The other food happening in the village is the market in the W.E. Ripper Memorial Hall on the High Street, which brings in produce, flowers, fresh fish and meat, and craft stalls selling bread, jam and toiletries. The morning cafe there serves what is advertised as the famous Docking Bacon Butty. Wagg's built a proper bakery in 1952 but it's gone now; for a fuller high street, Burnham Market is about five miles east with a butcher, baker, fishmonger and chemist.

Docking sits high. At 82.7 metres it's one of the highest villages in Norfolk, a settlement on a chalk rise with its church tower visible for miles and thirteen lanes fanning out across open arable land. The height is also why it has a nickname. Since at least the reign of James I it's been "Dry Docking," because sitting up here it had no water except rainwater, and the water table was a long way down. They built dew ponds. In the 1760s they sank a single well 230 feet deep and sold water at a farthing a bucket, the farthing paying the man who worked the windlass. The well served until 1936, when the mains finally arrived.

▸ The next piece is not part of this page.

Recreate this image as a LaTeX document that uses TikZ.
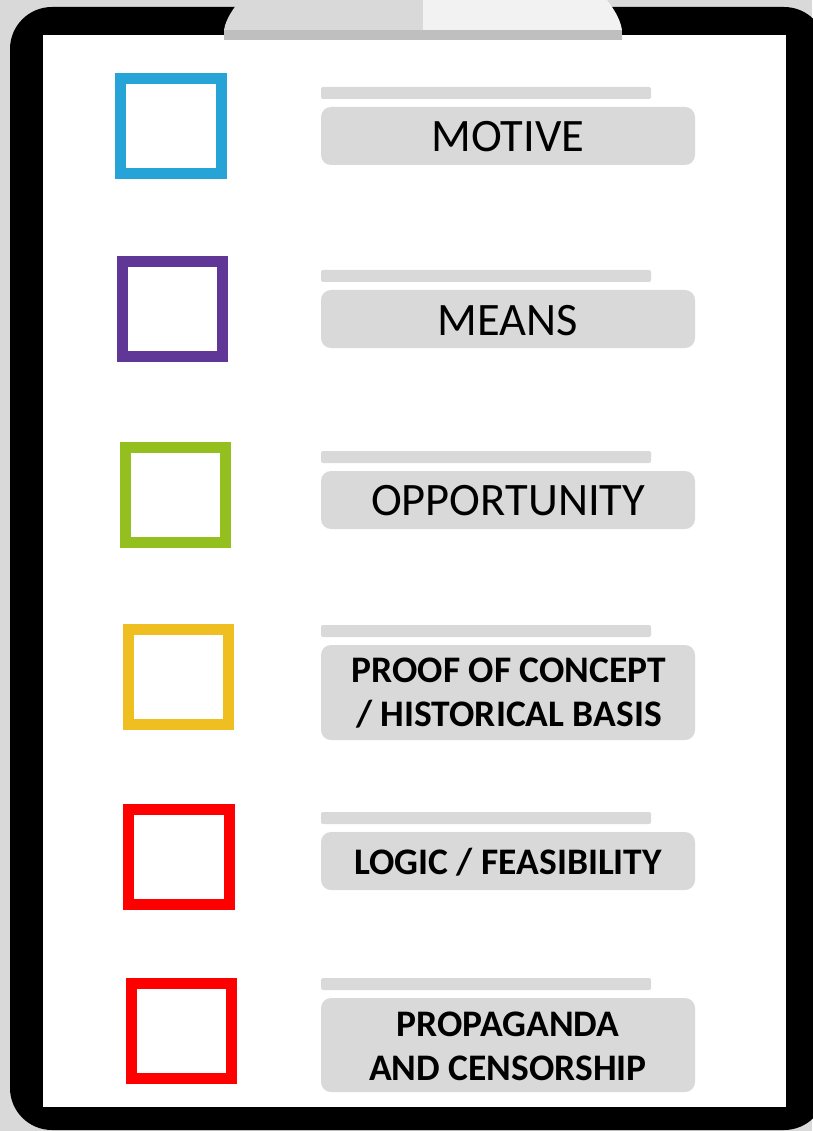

The church is St Mary the Virgin, the oldest building here and the only Grade II* one, with an 80-foot tower from around 1415. Its font is the thing to see: octagonal, late medieval, carved with the four evangelists, eight female saints, and nude angels representing the souls of the righteous. One of the saints is St Apollonia, patron of dentists, shown holding a pair of forceps. The faces were mutilated at the Reformation. This is the font where St Henry Walpole, born in the village in 1558 and later a martyr, was baptised.

For walking, the Roman-road Peddars Way passes close by, gentle and flat, with the Norfolk Coast Path and the beaches at Hunstanton, Brancaster and Holme within a short drive. The Lynx 33 bus runs from King's Lynn through Docking to Hunstanton; King's Lynn is the nearest railhead now.

The village sign shows Docca, the Anglo-Saxon founder nobody can quite verify, unveiled in 1937 and still keeping watch over the top of the hill.